New sustainability plans focus on waste diversion

Media Credit: Madeleine Cook | Hatchet Staff Photographer

Sustainability officials are partnering with local restaurants, including the Starbucks on E and 20th streets, to compost food waste. The partnerships are part of GW's new plan to eliminate waste on campus.

Sustainability leaders are shifting some of GW’s green goals by changing expectations of how much waste is produced on and removed from campus.

A new sustainability plan released last month, called the “Road Map to Zero Waste,” outlines new initiatives to set the University on its way to diverting 40 percent of its waste by 2020. The plan adds composting and solar compacting goals, which are different than the sustainability program’s original focus on recycling.

The Office of Sustainability’s previous goal, which officials set in 2012, was to recycle 50 percent of the University’s waste by 2017. The sustainability plan focuses on waste diversion, which includes recycling, composting and reusing materials.

University spokesman Tim Pierce said officials changed the strategy based on current data from the sustainability office, which indicated that the University’s diversion rate in fiscal year 2016 was 35.2 percent.

“In the process of developing the Zero Waste Plan, the Zero Waste team, Office of Sustainability and stakeholders learned that the goal in the zero waste plan for 40 percent diversion by 2020 is still bold, but attainable,” Pierce said in an email. “It supersedes the recycling goal for the current plan.”

The leaders of the University’s zero-waste institute, Andres Harris and Kris Ferguson, developed the plan with the help of the sustainability office and industry experts, Pierce said.

The initiatives outlined in the new plan include redesigning trash can lids and signage to reduce contamination of recyclable materials with trash. GW’s grounds management department will also reduce yard waste in landscaping projects, according to the plan.

Meghan Chapple, the director of sustainability, said GW’s recycling rates have increased over the past several years: The University recycled 646,000 pounds during the first quarter of 2016. But she added that GW’s position can pose challenges, as people not affiliated with the University are often on campus.

“Large events in D.C. where we see a significant increase of visitors pass through our campus can negatively impact our numbers,” Chapple said. “But with the implementation of our Zero Waste plan we are hopeful that we will see the results we are working toward.”

To take advantage of its position as an urban campus, the plan calls for GW to partner with area restaurants to compost food waste. Pierce said Starbucks, Carvings and Tonic have signed on to increase food and coffee diversion, which includes composting and recycling. Subway will also partner to reduce food waste, according to the department’s Twitter account.

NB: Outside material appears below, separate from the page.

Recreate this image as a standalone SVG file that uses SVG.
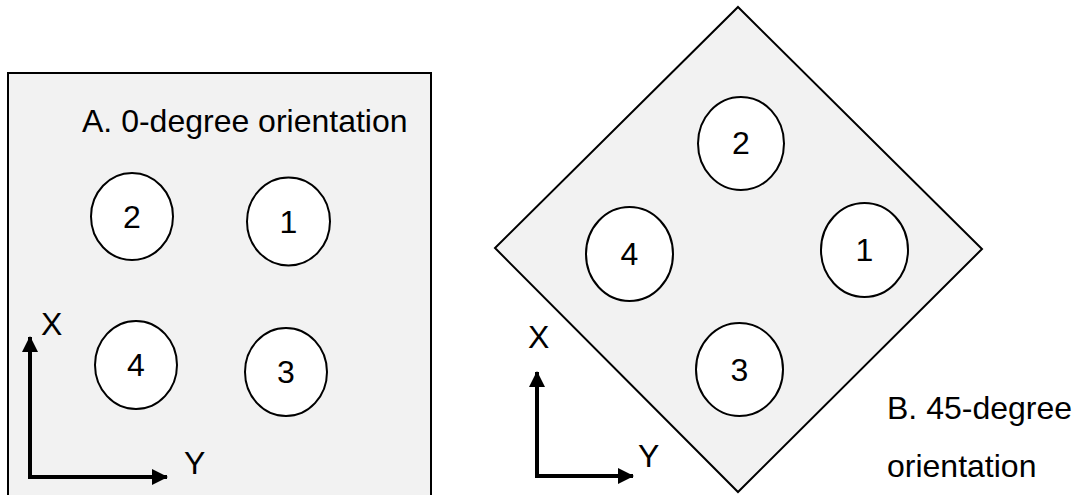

An outside company, managed by GW, is currently diverting 800 pounds of coffee grounds per week from the two Starbucks locations on campus, Pierce said.

Ebony Matthews, a shift manager at the Starbucks on 20th and E streets, said the new composting partnership requires employees to separate waste into different trash cans, depending on the type of waste.

Separating waste was difficult at first, but employees have adjusted, Matthews said.

“Some people don’t like change,” Matthews said. “Now that we’re all used to it because it’s been like two months. We just go with the flow.”

Other universities also have partnered with companies to reduce waste.

Matthew Buckley, the campus waste and recycling manager at Vanderbilt University, said composting and recycling programs are popular when universities try to decrease their carbon footprints, because it’s easy to mobilize people to change their behavior rather than improve behind-the-scenes functions like water conservation or energy use reduction.

“In order to get to those higher levels of diversion, one of the key focus points is waste reduction,” Buckley said.

Buckley said that adding outside vendors that may not prioritize using recyclable materials to campus buildings can hinder waste diversion efforts.

“The problem is bringing in vendors like Chick-fil-A or Taco Bell or Subway,” Buckley said. “They all have their own individual types of packaging. Some could be recyclable like paper boxes, a lot of the wrapping papers are waste, so you can’t recycle them and you can’t compost them.”